En particular es en Nazaret que comprende que tiene que formarse en la escuela de Cristo. Vive una relación intensa con Él, pasa largas horas leyendo los Evangelios y se siente su hermano pequeño. Y conociendo a Jesús, nace en él un deseo de darlo a conocer. Esto siempre sucede así, cuando cada uno de nosotros conoce más a Jesús, nace del deseo de darlo a conocer, de compartir este tesoro.
Al comentar el pasaje de la visita de la Virgen a santa Isabel, le hace decir: “Me he donado al mundo… llevadme al mundo”. Sí, pero ¿cómo? Como María en el misterio de la Visitación: “en silencio, con el ejemplo, con la vida”. Con la vida, porque “toda nuestra existencia – escribe el hermano Carlos – debe gritar el Evangelio”. Tantas veces, nuestra existencia grita mundanidad, grita cosas estúpidas, cosas extrañas y él dice “no”, toda nuestra existencia debe gritar el Evangelio.

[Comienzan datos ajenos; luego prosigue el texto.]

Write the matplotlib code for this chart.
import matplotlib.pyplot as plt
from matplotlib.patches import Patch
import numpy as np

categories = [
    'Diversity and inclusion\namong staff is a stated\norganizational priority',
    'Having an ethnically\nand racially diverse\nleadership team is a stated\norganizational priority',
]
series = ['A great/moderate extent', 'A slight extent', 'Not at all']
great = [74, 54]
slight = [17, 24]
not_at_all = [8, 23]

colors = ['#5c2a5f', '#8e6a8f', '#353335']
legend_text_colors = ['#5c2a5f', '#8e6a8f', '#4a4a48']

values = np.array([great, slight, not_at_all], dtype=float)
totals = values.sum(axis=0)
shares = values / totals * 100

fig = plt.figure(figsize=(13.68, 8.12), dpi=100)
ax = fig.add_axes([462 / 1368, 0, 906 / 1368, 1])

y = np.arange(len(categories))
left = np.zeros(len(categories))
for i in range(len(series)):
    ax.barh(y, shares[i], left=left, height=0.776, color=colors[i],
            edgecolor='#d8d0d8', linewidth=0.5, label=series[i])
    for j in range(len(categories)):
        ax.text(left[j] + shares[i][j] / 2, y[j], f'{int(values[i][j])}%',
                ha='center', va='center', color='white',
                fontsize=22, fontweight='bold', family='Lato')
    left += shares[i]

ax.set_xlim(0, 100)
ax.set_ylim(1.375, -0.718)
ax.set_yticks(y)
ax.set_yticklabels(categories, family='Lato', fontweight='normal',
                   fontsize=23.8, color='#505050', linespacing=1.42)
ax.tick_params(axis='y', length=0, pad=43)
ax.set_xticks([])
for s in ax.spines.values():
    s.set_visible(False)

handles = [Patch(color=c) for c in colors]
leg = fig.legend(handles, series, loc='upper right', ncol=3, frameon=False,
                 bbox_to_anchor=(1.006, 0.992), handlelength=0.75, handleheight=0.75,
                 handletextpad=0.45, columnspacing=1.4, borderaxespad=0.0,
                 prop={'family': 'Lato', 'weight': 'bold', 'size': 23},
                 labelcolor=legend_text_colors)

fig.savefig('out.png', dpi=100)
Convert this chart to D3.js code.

Entonces decide establecerse en regiones lejanas para gritar el Evangelio en el silencio, viviendo en el espíritu de Nazaret, en pobreza y en lo escondido. Va al desierto del Sahara, entre los no cristianos, y allí llega como amigo y hermano, llevando la mansedumbre de Jesús- Eucaristía. Carlos deja que sea Jesús quien actúe silenciosamente, convencido de que la “vida eucarística” evangeliza. De hecho, cree que es Cristo el primer evangelizador. Así está en oración a los pies de Jesús, delante del tabernáculo, durante unas diez horas al día, seguro de que la fuerza evangelizadora está ahí y sintiendo que es Jesús quien le lleva cerca de tantos hermanos y hermanas alejados. Y nosotros, me pregunto, ¿creemos en la fuerza de la Eucaristía? Nuestro ir hacia los otros, nuestro servicio, encuentra ahí, en la adoración, ¿su inicio y su cumplimiento? Yo estoy convencido de que hemos perdido el sentido de la adoración. Debemos recuperarlo, comenzando desde nosotros, los consagrados, los obispos, sacerdotes, monjas, todos los consagrados. “Perder” el tiempo delante del tabernáculo, recuperar el sentido de la adoración.